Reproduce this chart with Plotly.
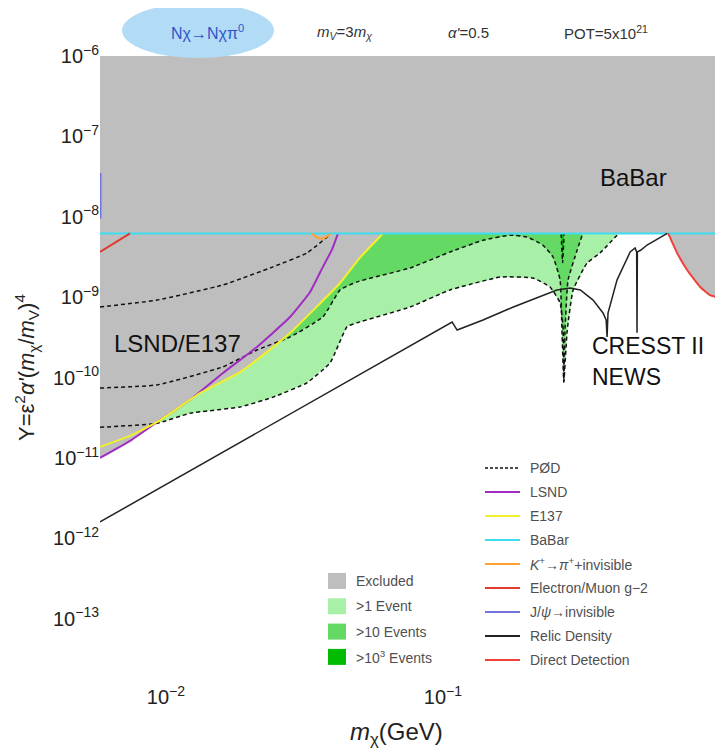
import numpy as np
import plotly.graph_objects as go

# ---------------- data ----------------
X_MIN = 0.00578

lsnd_x = [0.00578, 0.00742, 0.0093, 0.01223, 0.01607, 0.0213, 0.0281, 0.03314, 0.0369, 0.03975, 0.0418]
lsnd_y = [1.0e-11, 1.63e-11, 2.8e-11, 5.3e-11, 1.14e-10, 2.4e-10, 5.7e-10, 1.16e-9, 2.4e-9, 3.9e-9, 6.2e-9]

e137_x = [0.00578, 0.00742, 0.0093, 0.01328, 0.01852, 0.02282, 0.0281, 0.03463, 0.04252, 0.05016, 0.0607]
e137_y = [1.37e-11, 1.88e-11, 2.8e-11, 6.4e-11, 1.17e-10, 2.0e-10, 3.6e-10, 7.3e-10, 1.5e-9, 3.1e-9, 6.2e-9]

babar_x = [0.00578, 1.0]
babar_y = [6.2e-9, 6.2e-9]

g2_x = [0.00578, 0.00742]
g2_y = [3.65e-9, 6.2e-9]

kplus_x = [0.03366, 0.03484, 0.03634, 0.03785, 0.03913]
kplus_y = [6.2e-9, 5.6e-9, 5.37e-9, 5.6e-9, 6.2e-9]

jpsi_x = [0.00578, 0.00578, None, 0.997, 0.997]
jpsi_y = [9.5e-9, 3.5e-8, None, 1.6e-8, 3.5e-8]

dd_x = [0.6498, 0.700, 0.7608, 0.848, 0.920, 1.0]
dd_y = [6.2e-9, 3.55e-9, 2.18e-9, 1.34e-9, 1.06e-9, 9.8e-10]

relic_x = [0.00578, 0.1079, 0.1125, 0.1395, 0.1795, 0.2577, 0.2879, 0.3131, 0.3482, 0.3782, 0.3882,
           0.3912, 0.3942, 0.4251, 0.4739, 0.4937, 0.5002, 0.5017, 0.5032, 0.5185, 0.5453, 0.645]
relic_y = [1.6e-12, 4.9e-10, 3.9e-10, 5.2e-10, 7.55e-10, 1.23e-9, 1.30e-9, 1.23e-9, 9.2e-10, 6.35e-10, 5.2e-10,
           3.2e-10, 6.35e-10, 1.64e-9, 3.65e-9, 4.09e-9, 3.65e-9, 3.6e-10, 3.65e-9, 3.86e-9, 4.45e-9, 6.2e-9]

# PØD event contours (>1, >10, >10^3 events)
pod1_x = [0.00578, 0.0093, 0.01223, 0.01852, 0.02433, 0.03229, 0.03913, 0.04507, 0.049, 0.07614, 0.1061,
          0.1611, 0.2111, 0.2435, 0.2647, 0.2718, 0.2731, 0.2809, 0.295, 0.3312, 0.3692, 0.4251]
pod1_y = [2.4e-11, 2.7e-11, 3.6e-11, 4.3e-11, 5.7e-11, 8.6e-11, 1.52e-10, 4.3e-10, 4.8e-10, 7.55e-10, 1.23e-9,
          1.78e-9, 1.73e-9, 1.34e-9, 8.5e-10, 3.9e-10, 8.8e-11, 3.9e-10, 1.23e-9, 2.66e-9, 3.55e-9, 5.9e-9]

pod10_x = [0.00578, 0.0093, 0.01607, 0.0213, 0.0281, 0.0369, 0.04252, 0.049, 0.07614, 0.1061, 0.1395,
           0.1744, 0.2009, 0.2293, 0.2496, 0.2647, 0.2688, 0.2729, 0.2758, 0.2829, 0.3051, 0.3181]
pod10_y = [7.4e-11, 8.1e-11, 1.36e-10, 2.2e-10, 3.2e-10, 5.7e-10, 1.23e-9, 1.55e-9, 2.31e-9, 3.65e-9, 5.1e-9,
           5.9e-9, 5.6e-9, 4.45e-9, 3.16e-9, 1.64e-9, 3.9e-10, 8.8e-11, 3.9e-10, 1.64e-9, 3.86e-9, 5.9e-9]

pod1000_x = [0.00578, 0.0093, 0.01607, 0.02433, 0.03229, 0.03913]
pod1000_y = [7.55e-10, 9.2e-10, 1.42e-9, 2.38e-9, 3.55e-9, 6.0e-9]
pod1000_dip_x = [0.267, 0.2703, 0.2736]
pod1000_dip_y = [6.2e-9, 2.7e-9, 6.2e-9]

y_tickvals = [1e-13, 1e-12, 1e-11, 1e-10, 1e-9, 1e-8, 1e-7, 1e-6]
y_ticktext = ["10<sup>−13</sup>", "10<sup>−12</sup>", "10<sup>−11</sup>", "10<sup>−10</sup>",
              "10<sup>−9</sup>", "10<sup>−8</sup>", "10<sup>−7</sup>", "10<sup>−6</sup>"]
x_tickvals = [0.01, 0.1, 1]
x_ticktext = ["10<sup>−2</sup>", "10<sup>−1</sup>", "1"]

line_legend_labels = ["PØD", "LSND", "E137", "BaBar", "<i>K</i><sup>+</sup>→<i>π</i><sup>+</sup>+invisible",
                      "Electron/Muon g−2", "J/<i>ψ</i>→invisible", "Relic Density", "Direct Detection"]
fill_legend_labels = ["Excluded", ">1 Event", ">10 Events", ">10<sup>3</sup> Events"]

# ---------------- styles / layout ----------------
X_RANGE = [np.log10(X_MIN), 0.0]
Y_RANGE = [-13.8, -6.0]
Y_TOP = 10 ** Y_RANGE[1]

C_GRAY = "#BEBEBE"
C_G1 = "#A8F0A8"
C_G10 = "#64D964"
C_G1000 = "#00BB00"
C_LSND = "#A22CC2"
C_E137 = "#F2F02A"
C_BABAR = "#3CDDEE"
C_K = "#FFA030"
C_G2 = "#E0392E"
C_JPSI = "#7474DC"
C_RELIC = "#222222"
C_DD = "#F0403A"

OFF = 8                      # page body margin of the browser
PAGE_W, PAGE_H = 723, 749
W, H = PAGE_W - OFF, PAGE_H - OFF
PL, PR, PT, PB = 100, 720, 56, 683   # plot area in page pixels
L, T = PL - OFF, PT - OFF
R, B = W - (PR - OFF), H - (PB - OFF)


def PX(px):
    return (px - PL) / (PR - PL)


def PY(py):
    return (PB - py) / (PB - PT)


fig = go.Figure()


def add_region(xs, ys, color, close_top=True):
    xs = list(xs)
    ys = list(ys)
    if close_top:
        xs = xs + [xs[-1], xs[0]]
        ys = ys + [Y_TOP, Y_TOP]
    fig.add_trace(go.Scatter(x=xs, y=ys, mode="lines", fill="toself", fillcolor=color,
                             line=dict(width=0), hoverinfo="skip", showlegend=False))


def add_line(xs, ys, color, width=2.0, dash=None):
    fig.add_trace(go.Scatter(x=xs, y=ys, mode="lines",
                             line=dict(color=color, width=width, dash=dash, shape="spline", smoothing=0.4),
                             hoverinfo="skip", showlegend=False))


# green event regions (under the excluded area)
add_region(pod1_x, pod1_y, C_G1)
add_region(pod10_x, pod10_y, C_G10)
add_region(pod1000_x, pod1000_y, C_G1000)
add_region(pod1000_dip_x, pod1000_dip_y, C_G1000, close_top=False)

# excluded region = above the lowest of LSND, E137, BaBar and direct detection
grid = np.logspace(X_RANGE[0], X_RANGE[1], 1500)


def logi(xs, ys):
    return np.interp(np.log10(grid), np.log10(xs), np.log10(ys), left=np.inf, right=np.inf)


low = np.minimum.reduce([logi(lsnd_x, lsnd_y), logi(e137_x, e137_y),
                         logi(babar_x, babar_y), logi(dd_x, dd_y)])
gx = np.concatenate([grid, grid[::-1]])
gy = np.concatenate([10 ** low, np.full_like(grid, Y_TOP)])
fig.add_trace(go.Scatter(x=gx, y=gy, mode="lines", fill="toself", fillcolor=C_GRAY,
                         line=dict(width=0), hoverinfo="skip", showlegend=False))

# dashed PØD contours
DASH = "4px,3px"
add_line(pod1_x, pod1_y, "#111111", 1.5, DASH)
add_line(pod10_x, pod10_y, "#111111", 1.5, DASH)
add_line(pod1000_x, pod1000_y, "#111111", 1.5, DASH)
add_line(pod1000_dip_x, pod1000_dip_y, "#111111", 1.5, DASH)

# constraint curves
add_line(lsnd_x, lsnd_y, C_LSND, 2.0)
add_line(e137_x, e137_y, C_E137, 2.0)
add_line(babar_x, babar_y, C_BABAR, 2.0)
add_line(kplus_x, kplus_y, C_K, 2.0)
add_line(g2_x, g2_y, C_G2, 2.0)
add_line(jpsi_x, jpsi_y, C_JPSI, 3.0)
add_line(dd_x, dd_y, C_DD, 2.0)
fig.add_trace(go.Scatter(x=relic_x, y=relic_y, mode="lines", line=dict(color=C_RELIC, width=1.5),
                         hoverinfo="skip", showlegend=False))

FONT = "Liberation Sans, Arial, sans-serif"
shapes = []
ann = []

# header
shapes.append(dict(type="circle", xref="paper", yref="paper", x0=PX(122), x1=PX(274),
                   y0=PY(58), y1=PY(3), fillcolor="#B2DBF6", line=dict(width=0), layer="above"))
hdr = [("Nχ→Nχπ<sup>0</sup>", 207, "#2F55C8", 16),
       ("<i>m<sub>V</sub></i>=3<i>m<sub>χ</sub></i>", 344, "#333333", 15),
       ("<i>α'</i>=0.5", 468, "#333333", 15),
       ("POT=5x10<sup>21</sup>", 606, "#333333", 15)]
for txt, px, col, sz in hdr:
    ann.append(dict(text=txt, x=PX(px), y=PY(32), xref="paper", yref="paper", showarrow=False,
                    xanchor="center", yanchor="middle", font=dict(size=sz, color=col, family=FONT)))

# in-plot labels
for txt, px, py, anchor, sz in [("BaBar", 633, 177, "center", 24), ("LSND/E137", 112, 343, "left", 24),
                                ("CRESST II", 590, 346, "left", 23), ("NEWS", 590, 377, "left", 23)]:
    ann.append(dict(text=txt, x=PX(px), y=PY(py), xref="paper", yref="paper", showarrow=False,
                    xanchor=anchor, yanchor="middle", font=dict(size=sz, color="#111111", family=FONT)))

# line legend
line_styles = [("#111111", "3px,2px"), (C_LSND, None), (C_E137, None), (C_BABAR, None), (C_K, None),
               (C_G2, None), (C_JPSI, None), (C_RELIC, None), (C_DD, None)]
for i, (lab, (col, d)) in enumerate(zip(line_legend_labels, line_styles)):
    py = 468 + 24 * i
    shapes.append(dict(type="line", xref="paper", yref="paper", x0=PX(485), x1=PX(520),
                       y0=PY(py), y1=PY(py), line=dict(color=col, width=1.5 if d else 2, dash=d),
                       layer="above"))
    ann.append(dict(text=lab, x=PX(528), y=PY(py), xref="paper", yref="paper", showarrow=False,
                    xanchor="left", yanchor="middle", font=dict(size=14, color="#505050", family=FONT)))

# fill legend
fill_cols = [C_GRAY, C_G1, C_G10, C_G1000]
for i, (lab, col) in enumerate(zip(fill_legend_labels, fill_cols)):
    py = 581 + 25.3 * i
    shapes.append(dict(type="rect", xref="paper", yref="paper", x0=PX(328), x1=PX(346),
                       y0=PY(py + 8), y1=PY(py - 8), fillcolor=col, line=dict(width=0), layer="above"))
    ann.append(dict(text=lab, x=PX(354), y=PY(py), xref="paper", yref="paper", showarrow=False,
                    xanchor="left", yanchor="middle", font=dict(size=14, color="#505050", family=FONT)))

# axis titles
ann.append(dict(text="<i>m</i><sub>χ</sub>(GeV)", x=PX(396), y=PY(733), xref="paper", yref="paper",
                showarrow=False, xanchor="center", yanchor="middle",
                font=dict(size=24, color="#222222", family=FONT)))
ann.append(dict(text="Y=ε<sup>2</sup><i>α'</i>(<i>m</i><sub>χ</sub>/<i>m</i><sub>V</sub>)<sup>4</sup>",
                x=PX(26), y=PY(368), xref="paper", yref="paper", showarrow=False, textangle=-90,
                xanchor="center", yanchor="middle", font=dict(size=22, color="#222222", family=FONT)))

fig.update_layout(
    width=W, height=H, margin=dict(l=L, r=R, t=T, b=B), autosize=False,
    paper_bgcolor="white", plot_bgcolor="white",
    shapes=shapes, annotations=ann, showlegend=False,
    xaxis=dict(type="log", range=X_RANGE, tickvals=x_tickvals, ticktext=x_ticktext,
               showgrid=False, zeroline=False, showline=False, ticks="",
               tickfont=dict(size=20, color="#222222", family=FONT)),
    yaxis=dict(type="log", range=Y_RANGE, tickvals=y_tickvals, ticktext=y_ticktext,
               showgrid=False, zeroline=False, showline=False, ticks="",
               tickfont=dict(size=20, color="#222222", family=FONT)),
)

fig.write_html("out.html")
----------
» **EXERCISE TASK**:
Quote, exactly and only, the lines from the first line of the data above through the line containing "dd_y = [6.2e-9, 3.55e-9, 2.18e-9, 1.34e-9, 1.06e-9, 9.8e-10]". The pictures do not belong in it.

» **TASK OUTPUT**:
Reproduce this chart with Plotly.
import numpy as np
import plotly.graph_objects as go

# ---------------- data ----------------
X_MIN = 0.00578

lsnd_x = [0.00578, 0.00742, 0.0093, 0.01223, 0.01607, 0.0213, 0.0281, 0.03314, 0.0369, 0.03975, 0.0418]
lsnd_y = [1.0e-11, 1.63e-11, 2.8e-11, 5.3e-11, 1.14e-10, 2.4e-10, 5.7e-10, 1.16e-9, 2.4e-9, 3.9e-9, 6.2e-9]

e137_x = [0.00578, 0.00742, 0.0093, 0.01328, 0.01852, 0.02282, 0.0281, 0.03463, 0.04252, 0.05016, 0.0607]
e137_y = [1.37e-11, 1.88e-11, 2.8e-11, 6.4e-11, 1.17e-10, 2.0e-10, 3.6e-10, 7.3e-10, 1.5e-9, 3.1e-9, 6.2e-9]

babar_x = [0.00578, 1.0]
babar_y = [6.2e-9, 6.2e-9]

g2_x = [0.00578, 0.00742]
g2_y = [3.65e-9, 6.2e-9]

kplus_x = [0.03366, 0.03484, 0.03634, 0.03785, 0.03913]
kplus_y = [6.2e-9, 5.6e-9, 5.37e-9, 5.6e-9, 6.2e-9]

jpsi_x = [0.00578, 0.00578, None, 0.997, 0.997]
jpsi_y = [9.5e-9, 3.5e-8, None, 1.6e-8, 3.5e-8]

dd_x = [0.6498, 0.700, 0.7608, 0.848, 0.920, 1.0]
dd_y = [6.2e-9, 3.55e-9, 2.18e-9, 1.34e-9, 1.06e-9, 9.8e-10]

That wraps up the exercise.